On the eve of a visit by Western European security leaders, an accord was yesterday signed with ethnic Albanian rebels under which they would pull back from positions in north-west Macedonia they had taken this month, a NATO spokesman in Skopje said.
Earlier, a private Macedonian television channel reported the rebel political representative, Mr Ali Ahmeti, and the NATO envoy, Mr Pieter Feith, signed a deal under which the rebels would withdraw from around the town of Tetovo, the focus of recent clashes, and from parts of the road leading to the town of Jazince.
But hours after the announcement of the deal, one Albanian rebel commander who will have to enforce it, said it was unworkable.
Comdt Leka, said his National Liberation Army (NLA) men moved into villages on a road out of Tetovo because Macedonian residents had been given guns.
"It is impossible to pull back because Macedonian paramilitaries are too close. They are waiting for us to move to attack us," Comdt Leka said. Fighting broke out for an hour yesterday evening in Tetovo, witnesses said.
Strong detonations and bursts of gunfire could be heard in the town, witnesses said, adding that there was also exchanges of fire around the city stadium.
Meanwhile, the Macedonian private TV A1 reported "Albanian terrorists opened fire on the vehicles on the road" between Tetovo and the capital, Skopje, adding there were no victims of the fighting.
Some 8,000 people fled their homes in Tetovo and its surroundings following the latest clashes.
The road was packed during the day by Macedonian Slavs in the wake of fighting that erupted on Monday and Tuesday in which two people were killed, one of them a 12-year-old girl.
Some 31 people were injured in more than six hours of clashes in the town and its surroundings.
The violence came a day ahead of the visit by the NATO Secretary General, Lord George Robertson, the EU foreign policy chief, Mr Javier Solana, and the president of the Organisation for Security and Co-operation in Europe (OSCE) aimed to press for a return to a ceasefire and a resumption of political negotiations.
"We hope to re-focus the minds of both parties," Lord Robertson told a news conference in Brussels.
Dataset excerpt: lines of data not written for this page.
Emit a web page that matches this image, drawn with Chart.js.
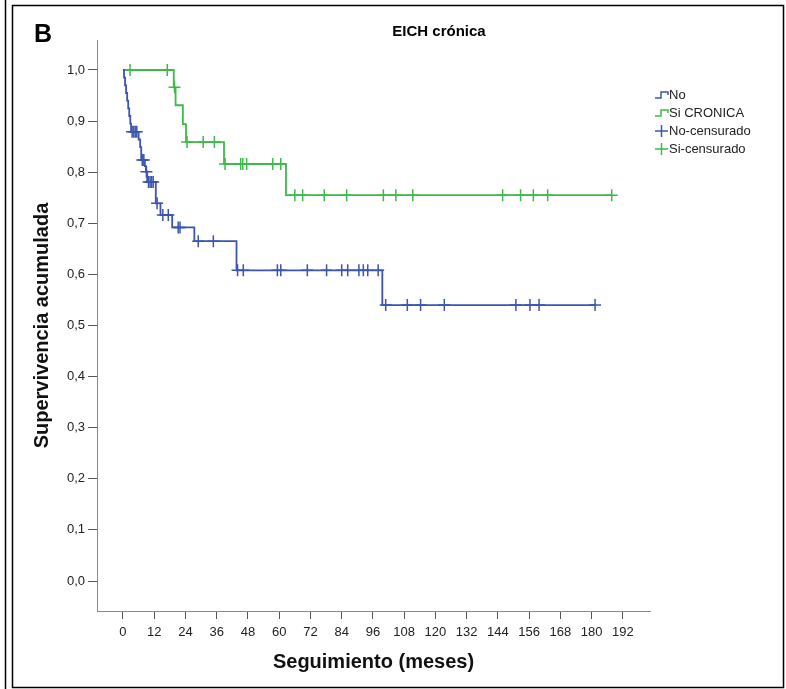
<!DOCTYPE html>
<html>
<head>
<meta charset="utf-8">
<title>EICH crónica</title>
<script src="https://cdn.jsdelivr.net/npm/chart.js@4.4.1/dist/chart.umd.min.js"></script>
<style>
    html, body { margin: 0; padding: 0; background: #fff; }
    #wrap { width: 786px; height: 689px; position: relative; }
</style>
</head>
<body>
<div id="wrap"><canvas id="kmChart" width="786" height="689"></canvas></div>
<script>
// Kaplan-Meier: tiempos de evento (meses) y supervivencia tras cada paso
const noTimes = [0, 0.4, 0.8, 1.2, 1.6, 2.0, 2.4, 2.8, 3.1, 6.0, 6.6, 7.0, 8.4, 8.8, 9.3, 12.6, 14.4, 18.9, 27.4, 43.6, 99.6, 181.3];
const noSurv = [1.0, 0.985, 0.970, 0.955, 0.940, 0.925, 0.910, 0.895, 0.879, 0.864, 0.849, 0.824, 0.812, 0.801, 0.781, 0.739, 0.716, 0.692, 0.665, 0.608, 0.540, 0.540];
const noCensored = [3.5, 4.1, 4.7, 5.3, 7.4, 8.0, 9.0, 9.8, 10.4, 11.0, 11.6, 13.1, 15.3, 17.4, 21.2, 21.9, 28.9, 34.7,
    44.0, 46.2, 59.3, 60.6, 70.8, 78.2, 84.0, 86.3, 90.6, 92.3, 94.0, 98.0,
    100.9, 109.2, 114.3, 123.4, 150.9, 156.3, 159.8, 181.3];

const siTimes = [0, 19.5, 20.2, 23.0, 24.2, 38.8, 62.6, 187.7];
const siSurv = [1.0, 0.966, 0.931, 0.894, 0.859, 0.816, 0.755, 0.755];
const siCensored = [2.7, 17.0, 19.8, 24.6, 30.8, 35.1, 39.2, 45.2, 46.0, 47.5, 57.5, 60.6,
    66.0, 69.0, 77.3, 85.9, 100.0, 104.8, 111.3, 145.8, 152.7, 157.6, 163.1, 187.7];

const xTicks = [0, 12, 24, 36, 48, 60, 72, 84, 96, 108, 120, 132, 144, 156, 168, 180, 192];
const yTicks = [0, 0.1, 0.2, 0.3, 0.4, 0.5, 0.6, 0.7, 0.8, 0.9, 1.0];

const blue = '#3b55b0';
const green = '#3dbb48';
const fontFamily = '"Liberation Sans", Arial, sans-serif';

// valor de la curva escalonada en el tiempo t
function survAt(times, surv, t) {
    let v = surv[0];
    for (let i = 0; i < times.length; i++) {
        if (times[i] <= t) v = surv[i];
    }
    return v;
}

function curve(times, surv) {
    return times.map((t, i) => ({ x: t, y: surv[i] }));
}

function censorPoints(times, surv, cens) {
    return cens.map(t => ({ x: t, y: survAt(times, surv, t) }));
}

// marco, letra del panel, título y leyenda al estilo SPSS
const decoPlugin = {
    id: 'deco',
    beforeDraw(chart) {
        const ctx = chart.ctx;
        ctx.save();
        ctx.fillStyle = '#fff';
        ctx.fillRect(0, 0, chart.width, chart.height);
        ctx.restore();
    },
    afterDraw(chart) {
        const ctx = chart.ctx;
        ctx.save();
        ctx.strokeStyle = '#000';
        ctx.lineWidth = 1.5;
        ctx.beginPath();
        ctx.moveTo(5.5, 0);
        ctx.lineTo(5.5, chart.height);
        ctx.stroke();
        ctx.strokeRect(12.5, 5.5, 771, 682);

        ctx.fillStyle = '#000';
        ctx.textBaseline = 'middle';
        ctx.font = 'bold 25px ' + fontFamily;
        ctx.textAlign = 'left';
        ctx.fillText('B', 34, 35);

        ctx.font = 'bold 15px ' + fontFamily;
        ctx.textAlign = 'center';
        ctx.fillText('EICH crónica', 439, 32);

        // leyenda
        const items = chart.data.datasets;
        const rows = [95, 113, 131, 149];
        ctx.font = '13px ' + fontFamily;
        ctx.textAlign = 'left';
        items.forEach((ds, i) => {
            const y = rows[i];
            ctx.strokeStyle = ds.borderColor;
            ctx.lineWidth = 1.5;
            ctx.beginPath();
            if (ds.showLine === false) {
                ctx.moveTo(655, y);
                ctx.lineTo(668, y);
                ctx.moveTo(661.5, y - 6);
                ctx.lineTo(661.5, y + 6);
            } else {
                ctx.moveTo(655, y + 3);
                ctx.lineTo(661, y + 3);
                ctx.lineTo(661, y - 3);
                ctx.lineTo(668, y - 3);
                ctx.lineTo(668, y);
            }
            ctx.stroke();
            ctx.fillStyle = '#222';
            ctx.fillText(ds.label, 669, y);
        });
        ctx.restore();
    }
};

const ctx = document.getElementById('kmChart').getContext('2d');
new Chart(ctx, {
    type: 'line',
    data: {
        datasets: [
            {
                label: 'No',
                data: curve(noTimes, noSurv),
                borderColor: blue,
                borderWidth: 1.8,
                stepped: true,
                pointRadius: 0,
                fill: false
            },
            {
                label: 'Si CRONICA',
                data: curve(siTimes, siSurv),
                borderColor: green,
                borderWidth: 1.8,
                stepped: true,
                pointRadius: 0,
                fill: false
            },
            {
                label: 'No-censurado',
                data: censorPoints(noTimes, noSurv, noCensored),
                borderColor: blue,
                showLine: false,
                pointStyle: 'cross',
                pointRadius: 6,
                pointBorderWidth: 1.5
            },
            {
                label: 'Si-censurado',
                data: censorPoints(siTimes, siSurv, siCensored),
                borderColor: green,
                showLine: false,
                pointStyle: 'cross',
                pointRadius: 6,
                pointBorderWidth: 1.5
            }
        ]
    },
    options: {
        responsive: false,
        animation: false,
        layout: {
            padding: { top: 40, right: 136, left: 0, bottom: 0 }
        },
        plugins: {
            legend: { display: false },
            title: { display: false },
            tooltip: { enabled: false }
        },
        scales: {
            x: {
                type: 'linear',
                min: -9.98,
                max: 202.4,
                afterBuildTicks: scale => { scale.ticks = xTicks.map(v => ({ value: v })); },
                afterFit: scale => { scale.height = 78; },
                border: { display: true, color: '#8a8a8a', width: 1 },
                grid: { drawOnChartArea: false, drawTicks: true, tickLength: 8, color: '#555' },
                ticks: {
                    color: '#222',
                    padding: 6,
                    maxRotation: 0,
                    autoSkip: false,
                    font: { family: fontFamily, size: 13 }
                },
                title: {
                    display: true,
                    text: 'Seguimiento (meses)',
                    color: '#111',
                    font: { family: fontFamily, size: 20, weight: 'bold' },
                    padding: { top: 0, bottom: 15 }
                }
            },
            y: {
                type: 'linear',
                min: -0.0587,
                max: 1.0587,
                afterBuildTicks: scale => { scale.ticks = yTicks.map(v => ({ value: v })); },
                afterFit: scale => { scale.width = 97; },
                border: { display: true, color: '#8a8a8a', width: 1 },
                grid: { drawOnChartArea: false, drawTicks: true, tickLength: 9, color: '#555' },
                ticks: {
                    color: '#222',
                    padding: 3,
                    font: { family: fontFamily, size: 13 },
                    callback: v => v.toFixed(1).replace('.', ',')
                },
                title: {
                    display: true,
                    text: 'Supervivencia acumulada',
                    color: '#111',
                    font: { family: fontFamily, size: 20, weight: 'bold' },
                    padding: { top: 30, bottom: 0 }
                }
            }
        }
    },
    plugins: [decoPlugin]
});
</script>
</body>
</html>
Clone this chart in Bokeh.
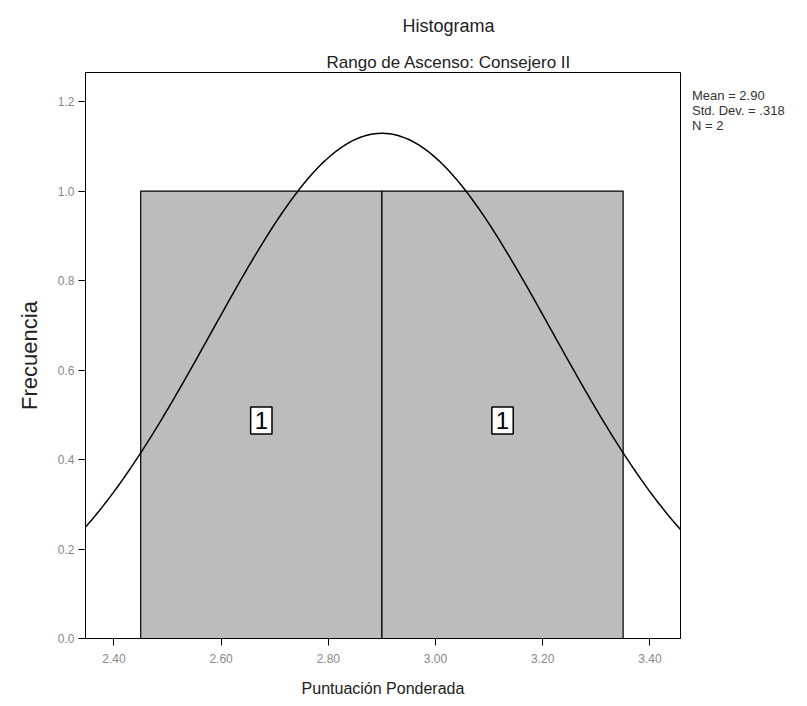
import math
from bokeh.plotting import figure
from bokeh.models import (Range1d, Label, FixedTicker, ColumnDataSource, Title,
                          Legend, LegendItem)
from bokeh.embed import file_html
from bokeh.resources import INLINE

# Data
bin_left = [2.45, 2.90]
bin_right = [2.90, 3.35]
counts = [1, 1]
mean = 2.90
std_dev = 0.318
n_obs = 2
x_ticks = [2.40, 2.60, 2.80, 3.00, 3.20, 3.40]
y_ticks = [0.0, 0.2, 0.4, 0.6, 0.8, 1.0, 1.2]
stats_lines = ["Mean = 2.90", "Std. Dev. = .318", "N = 2"]

FONT = "Liberation Sans"
X0, X1 = 2.347, 3.457

p = figure(frame_width=595, frame_height=566, output_backend="svg",
           toolbar_location=None,
           x_range=Range1d(X0, X1), y_range=Range1d(0, 1.265),
           min_border_left=85, min_border_right=10, min_border_top=0,
           min_border_bottom=8)
p.outline_line_color = "black"
p.outline_line_width = 1
p.grid.visible = False
p.background_fill_color = "white"
p.border_fill_color = "white"

src = ColumnDataSource(dict(left=bin_left, right=bin_right, top=counts,
                            bottom=[0] * len(counts),
                            cx=[(a + b) / 2 for a, b in zip(bin_left, bin_right)],
                            lab=[str(c) for c in counts]))
p.quad(left="left", right="right", top="top", bottom="bottom", source=src,
       fill_color="#bcbcbc", line_color="black", line_width=1.2)

# normal curve fitted from the displayed statistics
bw = bin_right[0] - bin_left[0]
xs = [X0 + i * (X1 - X0) / 300 for i in range(301)]
ys = [n_obs * bw / (std_dev * math.sqrt(2 * math.pi)) *
      math.exp(-0.5 * ((x - mean) / std_dev) ** 2) for x in xs]
p.line(xs, ys, line_color="black", line_width=1.5)

# count labels in boxes
for cx, lab in zip(src.data["cx"], src.data["lab"]):
    p.add_layout(Label(x=cx, y=0.487, text=lab, text_align="center",
                       text_baseline="middle", text_font=FONT,
                       text_font_size="24px", text_color="black",
                       background_fill_color="white", border_line_color="black",
                       border_line_width=1.5, padding=(4, 5)))

# axes
for ax in (p.xaxis[0], p.yaxis[0]):
    ax.axis_line_color = "black"
    ax.major_tick_line_color = "black"
    ax.minor_tick_line_color = None
    ax.major_label_text_color = "#888888"
    ax.major_label_text_font = FONT
    ax.major_label_text_font_size = "12px"
    ax.major_tick_out = 7
    ax.major_tick_in = 0
    ax.axis_label_text_font = FONT
    ax.axis_label_text_font_style = "normal"
    ax.axis_label_text_color = "#222222"
p.xaxis.ticker = FixedTicker(ticks=x_ticks)
p.yaxis.ticker = FixedTicker(ticks=y_ticks)
p.xaxis.major_label_overrides = {t: f"{t:.2f}" for t in x_ticks}
p.yaxis.major_label_overrides = {t: f"{t:.1f}" for t in y_ticks}
p.xaxis.major_label_standoff = 8
p.yaxis.major_label_standoff = 4
p.xaxis.axis_label = "Puntuación Ponderada"
p.xaxis.axis_label_text_font_size = "16px"
p.xaxis.axis_label_standoff = 14
p.yaxis.axis_label = "Frecuencia"
p.yaxis.axis_label_text_font_size = "22px"
p.yaxis.axis_label_standoff = 13

# titles (subtitle first = nearest the frame)
p.add_layout(Title(text="Rango  de Ascenso: Consejero II", align="left",
                   offset=241, text_font=FONT, text_font_size="17px",
                   text_font_style="normal", text_color="#222222",
                   standoff=2), "above")
p.add_layout(Title(text="Histograma", align="left", offset=317,
                   text_font=FONT, text_font_size="18px",
                   text_font_style="normal", text_color="#222222",
                   text_line_height=0.8, standoff=27), "above")

# statistics box to the right of the frame
dummy = p.scatter([mean], [0], alpha=0, size=0)
legend = Legend(items=[LegendItem(label=s, renderers=[dummy]) for s in stats_lines],
                location=(12, 505), glyph_width=0, glyph_height=12,
                label_standoff=0, label_height=12, spacing=0, padding=0,
                margin=0, border_line_color=None, background_fill_alpha=0,
                label_text_font=FONT, label_text_font_size="13px",
                label_text_color="#333333")
p.add_layout(legend, "right")

open("out.html", "w").write(file_html(p, INLINE))
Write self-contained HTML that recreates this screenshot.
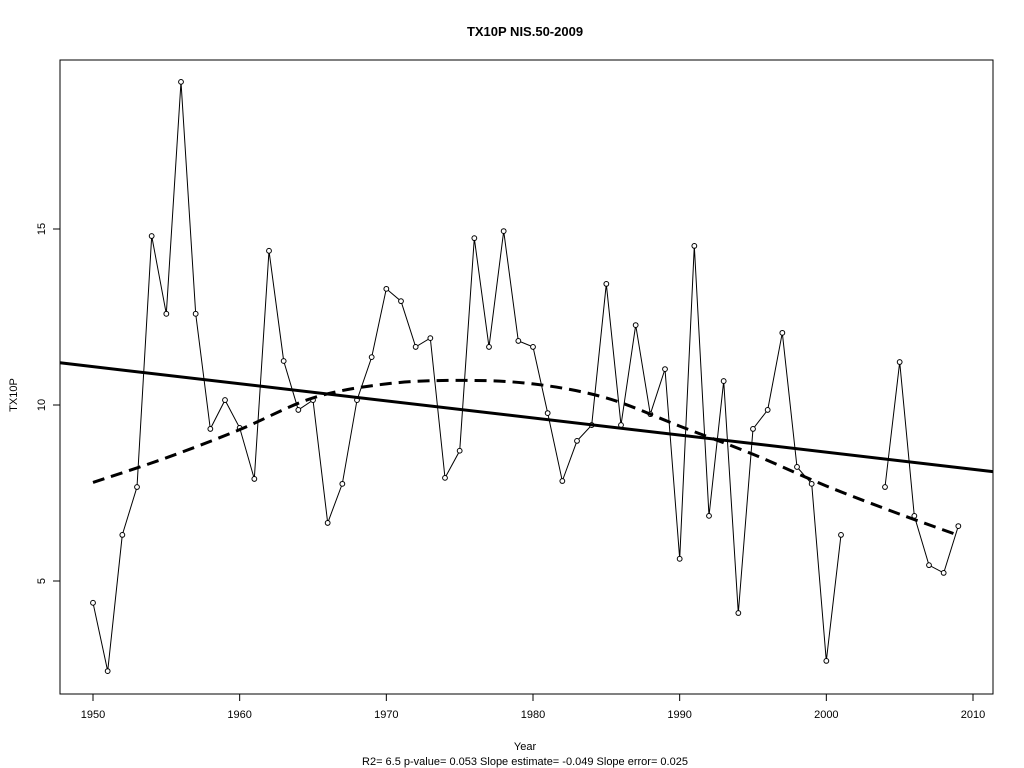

He described the situation in Macedonia as "critical", calling on "all those involved to demonstrate leadership by taking the right decisions to follow the path to peace and not to war."
In Skopje, the Macedonian President, Mr Boris Trajkovski, warned that the country "will never allow ethnic cleansing on its territory".
Mr Trajkovski, vowing co-operation with the international community, nevertheless warned that if peace "efforts fail, the Macedonian security forces will use all their potential to protect citizens and their property and destroy terrorist groups," as Skopje refers to the NLA.